In 1992, Fuad Mughniyah, brother of Imad Mughniyah, was murdered in south Beirut by a car bomb. So far, media assessments have taken the view that Imad was the real target of the bomb - that he was supposed to be visiting his brother, but was late for the meeting. Now, however, based on an analysis of the incident as it was reported in the foreign media, it may be concluded that the target was in fact Fuad Mughniyah himself, who was a junior partner to his brother's terror activities. In that year, thanks to precise intelligence, Israel used missiles fired from helicopters to kill Abbas Musawi, the secretary general of Hezbollah. Since then, a number of mid-level Hezbollah commanders have been killed in operations that the Lebanese media has attributed to Israeli intelligence.

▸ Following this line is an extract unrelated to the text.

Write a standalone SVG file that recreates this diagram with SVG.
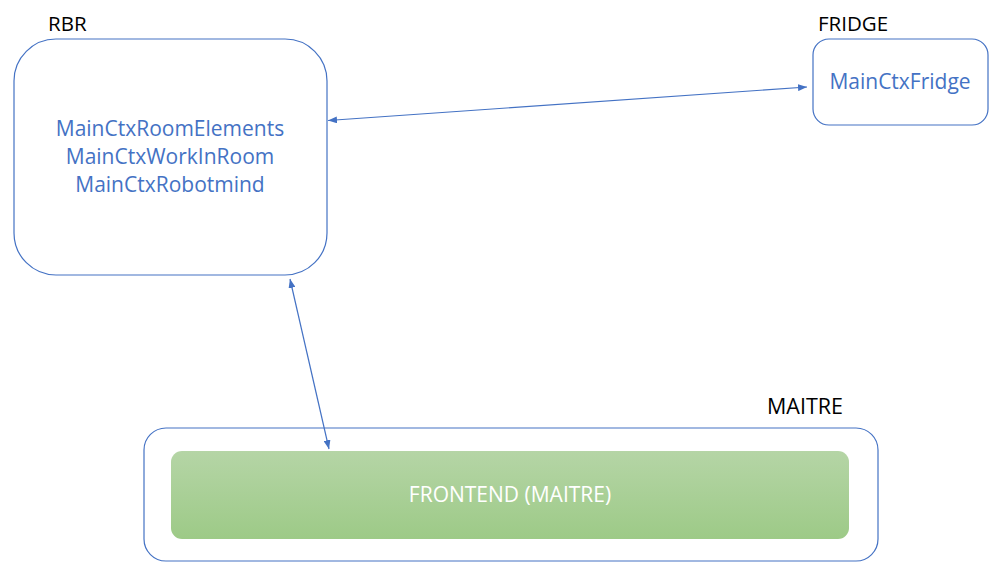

A few months ago, a network that was involved in the assassination of Raleb Awali, a Palestinian active in Hezbollah, was apprehended.

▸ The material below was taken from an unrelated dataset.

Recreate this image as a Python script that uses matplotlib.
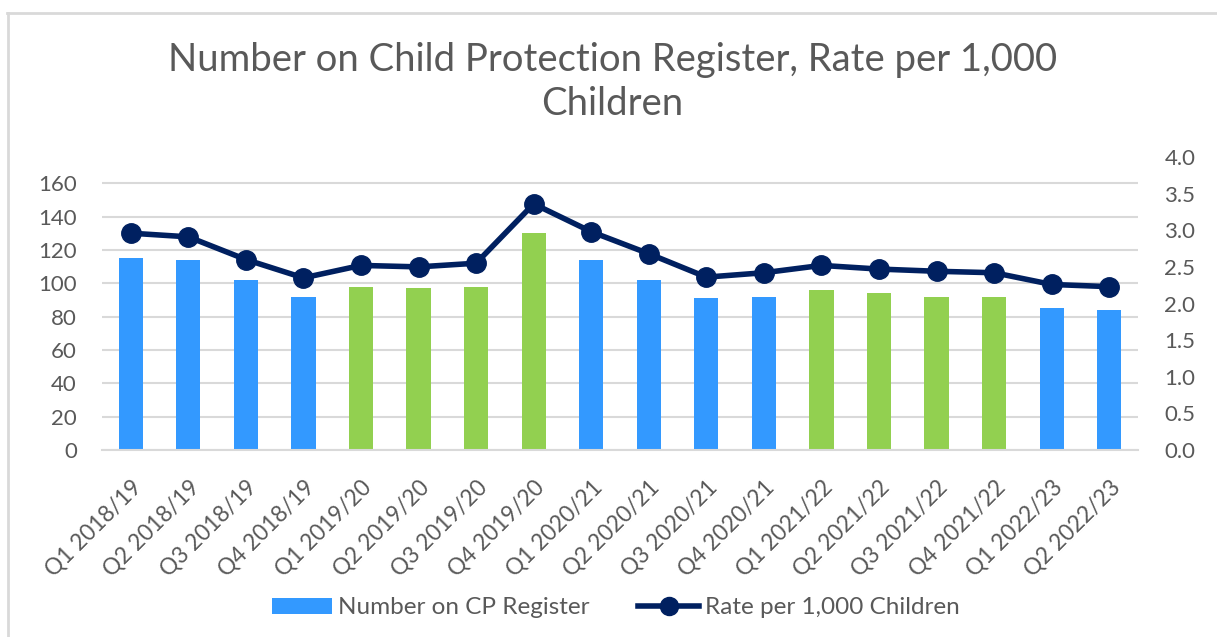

It is clear that the chief target, Nasrallah, is still alive today, and so apparently is Imad Mughniyah. From this standpoint, the situation can be described as a failure. An additional colossal intelligence failure concerns the recent missile attack on the Israeli naval destroyer. Navy intelligence knew and was familiar with the Iranian missile that hit the ship, and it should have been assumed that the Hezbollah possessed it.

The problem of intelligence capabilities intensifies further with the outbreak of war. When the intelligence that is gathered is realized, a great deal of what has been built up meticulously over years goes up in smoke. The "bank of targets" that has been prepared diminishes after the first wave of attacks. There is a tactical intelligence difficulty in pinpointing new targets during the fighting. Moreover, it is especially different to run agents: Communications with them, even if they are equipped with state-of-the-art devices, break down because of a lack of contact. Suspicions grow and the dangers posed to the agents increase. This is even more true for agents involved in the more basic aspects of intelligence operations.

Still, the information that has been gathered and stored during the years preceding the fighting form the basis for the IDF's operations of air and land capabilities, in addition to the activities of special forces on the enemy's home front, whose role, among other things, is to close the intelligence gaps - and especially to locate new missile and rocket launching sites created since the outbreak of the war.